Let’s look at the decoder.

\hat{\mathbf{x}}=\text{decode}_{\theta}(\mathbf{z})

we make one more assumption that the error between the decoded image $\hat{\mathbf{x}}$ and the ground truth image $\mathbf{x}$ is Gaussian, which is $(\hat{\mathbf{x}}-\mathbf{x}) \sim \mathcal{N}(0, \sigma^{2}_{\text{dec}})$ for some $\sigma^{2}_{\text{dec}}$ . Then, it follows that the distribution $p_{\theta}(\mathbf{x}|\mathbf{z})$ is

\begin{aligned}\log p_{\boldsymbol{\theta}}(\mathbf{x}|\mathbf{z})&=\log\mathcal{N}(\mathbf{x}\mid\mathrm{decode}_{\boldsymbol{\theta}}(\mathbf{z}),\sigma_{\mathrm{dec}}^{2}\mathbf{I})\\&=\log\frac{1}{\sqrt{(2\pi\sigma_{\mathrm{dec}}^{2})^{D}}}\exp\left\{-\frac{\|\mathbf{x}-\mathrm{decode}_{\boldsymbol{\theta}}(\mathbf{z})\|^{2}}{2\sigma_{\mathrm{dec}}^{2}}\right\}\\&=-\frac{\|\mathbf{x}-\mathrm{decode}_{\boldsymbol{\theta}}(\mathbf{z})\|^{2}}{2\sigma_{\mathrm{dec}}^{2}}-\underbrace{\log\sqrt{(2\pi\sigma_{\mathrm{dec}}^{2})^{D}}}_{\text{you can ignore this term}}\end{aligned}

It is just the $\mathcal{l}_{2}$ loss between the decoded image and ground truth.

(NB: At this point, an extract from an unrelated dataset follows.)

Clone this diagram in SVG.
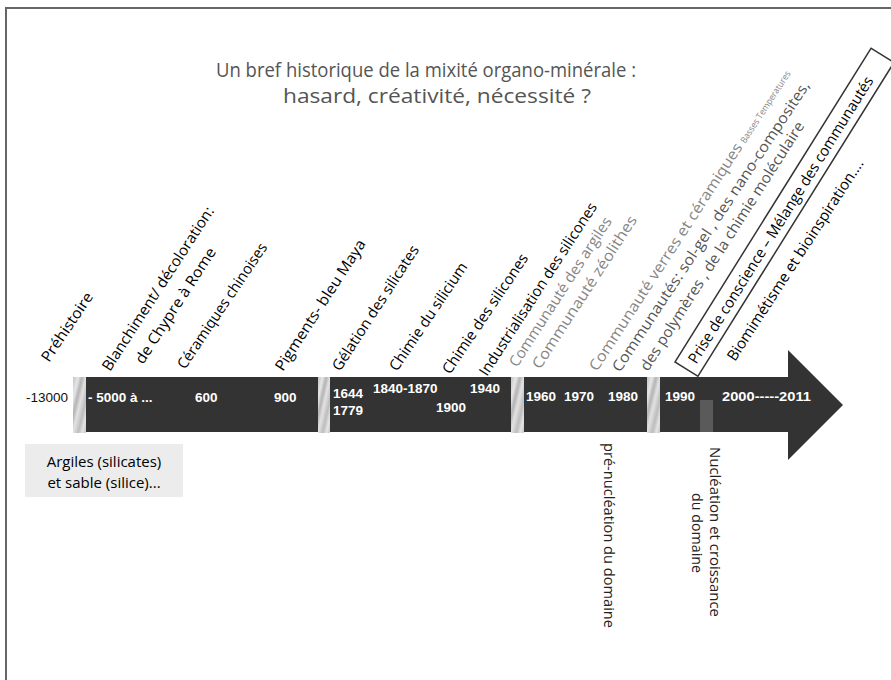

We approximate the expectation by Monte-Carlo simulation, then the loss function is

Training loss of VAE:

\operatorname*{argmax}_{\boldsymbol{\phi},\boldsymbol{\theta}}\left\{\frac{1}{L}\sum_{\ell=1}^{L}\log p_{\boldsymbol{\theta}}(\mathbf{x}^{(\ell)}|\mathbf{z}^{(\ell)})-\mathbb{D}_{\mathrm{KL}}(q_{\boldsymbol{\phi}}(\mathbf{z}|\mathbf{x}^{(\ell)})\|p(\mathbf{z}))\right\}

What’s more, the KL divergence for two $d$ -dimensional Gaussian distribution $\mathcal{N}(\boldsymbol{\mu}_{0},\boldsymbol{\Sigma}_{0})$ and $\mathcal{N}(\boldsymbol{\mu}_{1},\boldsymbol{\Sigma}_{1})$ is

\mathbb{D}_{\mathrm{KL}}(\mathcal{N}(\boldsymbol{\mu}_0,\boldsymbol{\Sigma}_0),\mathcal{N}(\boldsymbol{\mu}_1,\boldsymbol{\Sigma}_1))=\frac{1}{2}\left(\mathrm{Tr}(\boldsymbol{\Sigma}_1^{-1}\boldsymbol{\Sigma}_0)-d+(\boldsymbol{\mu}_1-\boldsymbol{\mu}_0)^T\boldsymbol{\Sigma}_1^{-1}(\boldsymbol{\mu}_1-\boldsymbol{\mu}_0)+\log\frac{\mathrm{det}\boldsymbol{\Sigma}_1}{\mathrm{det}\boldsymbol{\Sigma}_0}\right)

In our case, it can be simplified as follows:

\mathbb{D}_{\mathrm{KL}}(q_{\boldsymbol{\phi}}(\mathbf{z}|\mathbf{x}^{(\ell)})\parallel p(\mathbf{z}))=\frac{1}{2}\left((\sigma_{\boldsymbol{\phi}}^{2}(\mathbf{x}^{(\ell)}))^{d}+\boldsymbol{\mu}_{\boldsymbol{\phi}}(\mathbf{x}^{(\ell)})^{T}\boldsymbol{\mu}_{\boldsymbol{\phi}}(\mathbf{x}^{(\ell)})-d\log(\sigma_{\boldsymbol{\phi}}^{2}(\mathbf{x}^{(\ell)}))\right)

Reference#

[1] Chan, Stanley H. “Tutorial on Diffusion Models for Imaging and Vision.” arXiv preprint arXiv:2403.18103 (2024).